* **Task prompt**: Output the lines below exactly, please, from the first line until the line with "-0.0798, -0.0405, 0];", counting both.

* begin *

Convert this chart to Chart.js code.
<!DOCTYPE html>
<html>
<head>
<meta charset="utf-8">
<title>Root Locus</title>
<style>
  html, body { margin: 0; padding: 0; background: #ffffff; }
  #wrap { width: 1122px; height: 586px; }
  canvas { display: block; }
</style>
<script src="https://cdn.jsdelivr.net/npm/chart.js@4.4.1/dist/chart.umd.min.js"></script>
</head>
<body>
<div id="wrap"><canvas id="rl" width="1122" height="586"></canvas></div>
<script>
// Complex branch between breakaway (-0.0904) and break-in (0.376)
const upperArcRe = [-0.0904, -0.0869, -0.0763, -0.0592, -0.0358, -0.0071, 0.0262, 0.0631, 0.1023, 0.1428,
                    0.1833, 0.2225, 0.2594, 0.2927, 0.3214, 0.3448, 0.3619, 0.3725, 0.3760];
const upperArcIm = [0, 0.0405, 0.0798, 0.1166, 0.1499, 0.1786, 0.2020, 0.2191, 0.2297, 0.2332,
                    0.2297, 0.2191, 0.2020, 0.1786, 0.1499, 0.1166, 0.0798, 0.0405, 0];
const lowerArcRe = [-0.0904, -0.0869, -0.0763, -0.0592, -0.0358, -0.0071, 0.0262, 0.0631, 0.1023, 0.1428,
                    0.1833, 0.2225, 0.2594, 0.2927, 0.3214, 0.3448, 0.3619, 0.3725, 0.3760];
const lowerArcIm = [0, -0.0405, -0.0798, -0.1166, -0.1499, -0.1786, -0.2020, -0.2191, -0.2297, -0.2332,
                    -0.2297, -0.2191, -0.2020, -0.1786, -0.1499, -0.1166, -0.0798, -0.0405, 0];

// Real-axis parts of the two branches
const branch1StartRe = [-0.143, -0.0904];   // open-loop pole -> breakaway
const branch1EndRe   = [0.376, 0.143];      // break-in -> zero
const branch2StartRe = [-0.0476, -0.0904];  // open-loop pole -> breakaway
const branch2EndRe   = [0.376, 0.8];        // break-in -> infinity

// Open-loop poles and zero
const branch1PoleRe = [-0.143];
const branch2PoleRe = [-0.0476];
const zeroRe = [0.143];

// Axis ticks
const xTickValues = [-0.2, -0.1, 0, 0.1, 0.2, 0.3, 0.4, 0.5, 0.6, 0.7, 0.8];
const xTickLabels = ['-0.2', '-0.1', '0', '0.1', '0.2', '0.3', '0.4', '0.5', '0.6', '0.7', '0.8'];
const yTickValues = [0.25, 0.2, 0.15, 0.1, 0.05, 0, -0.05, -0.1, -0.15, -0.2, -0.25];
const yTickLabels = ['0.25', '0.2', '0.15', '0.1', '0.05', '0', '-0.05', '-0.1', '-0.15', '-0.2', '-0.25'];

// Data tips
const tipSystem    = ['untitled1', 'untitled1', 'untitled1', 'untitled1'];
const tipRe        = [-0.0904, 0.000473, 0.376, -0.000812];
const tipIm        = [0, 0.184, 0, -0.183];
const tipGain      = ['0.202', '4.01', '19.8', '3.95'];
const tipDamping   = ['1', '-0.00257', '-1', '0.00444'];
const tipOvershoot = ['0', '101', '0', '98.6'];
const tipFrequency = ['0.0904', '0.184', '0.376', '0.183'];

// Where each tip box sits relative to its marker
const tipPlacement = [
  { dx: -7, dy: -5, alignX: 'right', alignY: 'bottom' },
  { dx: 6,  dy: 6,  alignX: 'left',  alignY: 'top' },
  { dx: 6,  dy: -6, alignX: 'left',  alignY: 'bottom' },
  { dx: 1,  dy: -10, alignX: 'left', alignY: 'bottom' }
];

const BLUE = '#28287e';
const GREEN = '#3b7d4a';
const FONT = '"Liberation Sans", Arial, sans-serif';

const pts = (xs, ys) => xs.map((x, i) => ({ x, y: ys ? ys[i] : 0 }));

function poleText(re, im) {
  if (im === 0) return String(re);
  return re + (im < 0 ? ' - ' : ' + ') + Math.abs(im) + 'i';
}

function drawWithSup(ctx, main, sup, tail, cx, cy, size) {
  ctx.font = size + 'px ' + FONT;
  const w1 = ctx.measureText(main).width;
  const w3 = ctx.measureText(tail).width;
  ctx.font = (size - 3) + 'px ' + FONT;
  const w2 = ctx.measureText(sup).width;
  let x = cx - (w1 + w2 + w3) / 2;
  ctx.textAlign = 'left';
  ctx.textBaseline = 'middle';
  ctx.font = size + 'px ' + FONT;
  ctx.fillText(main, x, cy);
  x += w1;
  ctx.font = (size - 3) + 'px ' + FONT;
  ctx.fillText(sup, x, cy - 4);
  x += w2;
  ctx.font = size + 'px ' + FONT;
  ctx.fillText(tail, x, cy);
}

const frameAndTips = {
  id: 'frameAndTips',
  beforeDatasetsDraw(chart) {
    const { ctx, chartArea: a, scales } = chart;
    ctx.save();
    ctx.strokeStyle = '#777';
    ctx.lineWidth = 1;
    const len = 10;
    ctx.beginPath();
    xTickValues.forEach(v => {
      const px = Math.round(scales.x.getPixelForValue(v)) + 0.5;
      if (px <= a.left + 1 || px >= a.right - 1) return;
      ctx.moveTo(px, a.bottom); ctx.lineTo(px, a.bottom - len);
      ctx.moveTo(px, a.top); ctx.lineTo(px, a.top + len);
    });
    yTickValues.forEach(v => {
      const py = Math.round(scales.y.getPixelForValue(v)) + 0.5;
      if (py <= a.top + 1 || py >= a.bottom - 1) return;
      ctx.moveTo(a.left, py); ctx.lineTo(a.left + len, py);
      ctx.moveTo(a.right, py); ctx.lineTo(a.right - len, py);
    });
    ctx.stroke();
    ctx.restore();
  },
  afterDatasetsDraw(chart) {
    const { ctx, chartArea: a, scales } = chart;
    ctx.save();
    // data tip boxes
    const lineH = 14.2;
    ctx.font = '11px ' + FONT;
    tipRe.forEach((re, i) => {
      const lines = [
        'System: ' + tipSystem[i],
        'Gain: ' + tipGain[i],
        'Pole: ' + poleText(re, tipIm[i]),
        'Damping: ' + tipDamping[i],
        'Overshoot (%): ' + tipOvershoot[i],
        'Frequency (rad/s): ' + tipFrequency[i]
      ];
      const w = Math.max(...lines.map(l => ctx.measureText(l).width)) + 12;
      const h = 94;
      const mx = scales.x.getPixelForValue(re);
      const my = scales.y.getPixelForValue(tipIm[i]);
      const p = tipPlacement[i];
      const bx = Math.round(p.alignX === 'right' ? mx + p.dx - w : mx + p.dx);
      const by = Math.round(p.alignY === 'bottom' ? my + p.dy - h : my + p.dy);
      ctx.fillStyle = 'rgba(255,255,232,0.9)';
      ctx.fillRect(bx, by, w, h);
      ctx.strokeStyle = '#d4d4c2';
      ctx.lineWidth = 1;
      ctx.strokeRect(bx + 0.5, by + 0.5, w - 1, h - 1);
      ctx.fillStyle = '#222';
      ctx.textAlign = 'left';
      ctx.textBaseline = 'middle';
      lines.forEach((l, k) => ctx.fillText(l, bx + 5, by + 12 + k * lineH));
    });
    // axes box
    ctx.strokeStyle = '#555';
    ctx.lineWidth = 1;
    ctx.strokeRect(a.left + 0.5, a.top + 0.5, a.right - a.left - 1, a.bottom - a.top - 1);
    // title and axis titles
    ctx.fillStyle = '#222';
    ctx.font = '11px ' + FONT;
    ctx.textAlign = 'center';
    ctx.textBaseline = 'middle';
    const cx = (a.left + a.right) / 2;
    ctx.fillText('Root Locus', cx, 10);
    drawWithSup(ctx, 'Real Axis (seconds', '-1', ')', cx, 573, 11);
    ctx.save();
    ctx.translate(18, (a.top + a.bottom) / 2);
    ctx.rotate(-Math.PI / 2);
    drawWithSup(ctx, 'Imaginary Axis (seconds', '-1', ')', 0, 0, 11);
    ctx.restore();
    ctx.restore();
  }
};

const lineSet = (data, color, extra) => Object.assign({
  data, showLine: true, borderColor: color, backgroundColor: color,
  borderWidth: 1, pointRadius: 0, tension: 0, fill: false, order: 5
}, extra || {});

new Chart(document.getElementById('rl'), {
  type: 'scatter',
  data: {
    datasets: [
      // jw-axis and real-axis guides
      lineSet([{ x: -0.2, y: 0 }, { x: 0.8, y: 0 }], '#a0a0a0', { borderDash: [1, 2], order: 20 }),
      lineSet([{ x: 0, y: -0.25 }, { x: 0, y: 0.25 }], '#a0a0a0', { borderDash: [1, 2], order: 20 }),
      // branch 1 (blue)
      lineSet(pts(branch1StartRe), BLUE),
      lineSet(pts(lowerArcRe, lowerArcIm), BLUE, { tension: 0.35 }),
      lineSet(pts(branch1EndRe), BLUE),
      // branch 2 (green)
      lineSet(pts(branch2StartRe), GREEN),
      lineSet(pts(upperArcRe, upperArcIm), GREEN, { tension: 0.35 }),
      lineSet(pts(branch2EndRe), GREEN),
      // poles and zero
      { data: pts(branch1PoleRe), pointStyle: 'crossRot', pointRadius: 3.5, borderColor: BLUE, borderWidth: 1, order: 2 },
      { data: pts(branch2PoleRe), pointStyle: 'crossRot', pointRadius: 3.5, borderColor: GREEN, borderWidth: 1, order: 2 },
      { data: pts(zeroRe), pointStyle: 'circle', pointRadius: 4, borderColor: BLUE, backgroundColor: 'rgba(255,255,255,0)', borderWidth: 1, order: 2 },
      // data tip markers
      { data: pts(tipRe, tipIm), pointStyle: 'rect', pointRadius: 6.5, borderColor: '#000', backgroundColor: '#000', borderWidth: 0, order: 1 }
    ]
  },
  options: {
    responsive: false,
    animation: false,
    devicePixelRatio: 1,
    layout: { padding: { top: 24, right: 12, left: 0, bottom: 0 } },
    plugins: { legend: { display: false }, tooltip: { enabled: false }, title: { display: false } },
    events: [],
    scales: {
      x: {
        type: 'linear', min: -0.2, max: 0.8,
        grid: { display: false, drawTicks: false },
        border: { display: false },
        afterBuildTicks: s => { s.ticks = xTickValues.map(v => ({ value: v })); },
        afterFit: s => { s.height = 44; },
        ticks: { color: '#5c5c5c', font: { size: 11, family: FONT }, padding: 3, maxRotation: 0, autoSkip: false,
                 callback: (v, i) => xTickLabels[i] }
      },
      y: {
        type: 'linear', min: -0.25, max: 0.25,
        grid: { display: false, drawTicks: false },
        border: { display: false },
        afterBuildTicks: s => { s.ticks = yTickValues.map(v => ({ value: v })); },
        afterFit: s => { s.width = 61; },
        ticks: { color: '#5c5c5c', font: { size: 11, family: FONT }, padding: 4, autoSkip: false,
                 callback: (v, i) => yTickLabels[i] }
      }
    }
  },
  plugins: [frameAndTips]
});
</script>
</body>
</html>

* end *

* **Solution for this exercise**:
Convert this chart to Chart.js code.
<!DOCTYPE html>
<html>
<head>
<meta charset="utf-8">
<title>Root Locus</title>
<style>
  html, body { margin: 0; padding: 0; background: #ffffff; }
  #wrap { width: 1122px; height: 586px; }
  canvas { display: block; }
</style>
<script src="https://cdn.jsdelivr.net/npm/chart.js@4.4.1/dist/chart.umd.min.js"></script>
</head>
<body>
<div id="wrap"><canvas id="rl" width="1122" height="586"></canvas></div>
<script>
// Complex branch between breakaway (-0.0904) and break-in (0.376)
const upperArcRe = [-0.0904, -0.0869, -0.0763, -0.0592, -0.0358, -0.0071, 0.0262, 0.0631, 0.1023, 0.1428,
                    0.1833, 0.2225, 0.2594, 0.2927, 0.3214, 0.3448, 0.3619, 0.3725, 0.3760];
const upperArcIm = [0, 0.0405, 0.0798, 0.1166, 0.1499, 0.1786, 0.2020, 0.2191, 0.2297, 0.2332,
                    0.2297, 0.2191, 0.2020, 0.1786, 0.1499, 0.1166, 0.0798, 0.0405, 0];
const lowerArcRe = [-0.0904, -0.0869, -0.0763, -0.0592, -0.0358, -0.0071, 0.0262, 0.0631, 0.1023, 0.1428,
                    0.1833, 0.2225, 0.2594, 0.2927, 0.3214, 0.3448, 0.3619, 0.3725, 0.3760];
const lowerArcIm = [0, -0.0405, -0.0798, -0.1166, -0.1499, -0.1786, -0.2020, -0.2191, -0.2297, -0.2332,
                    -0.2297, -0.2191, -0.2020, -0.1786, -0.1499, -0.1166, -0.0798, -0.0405, 0];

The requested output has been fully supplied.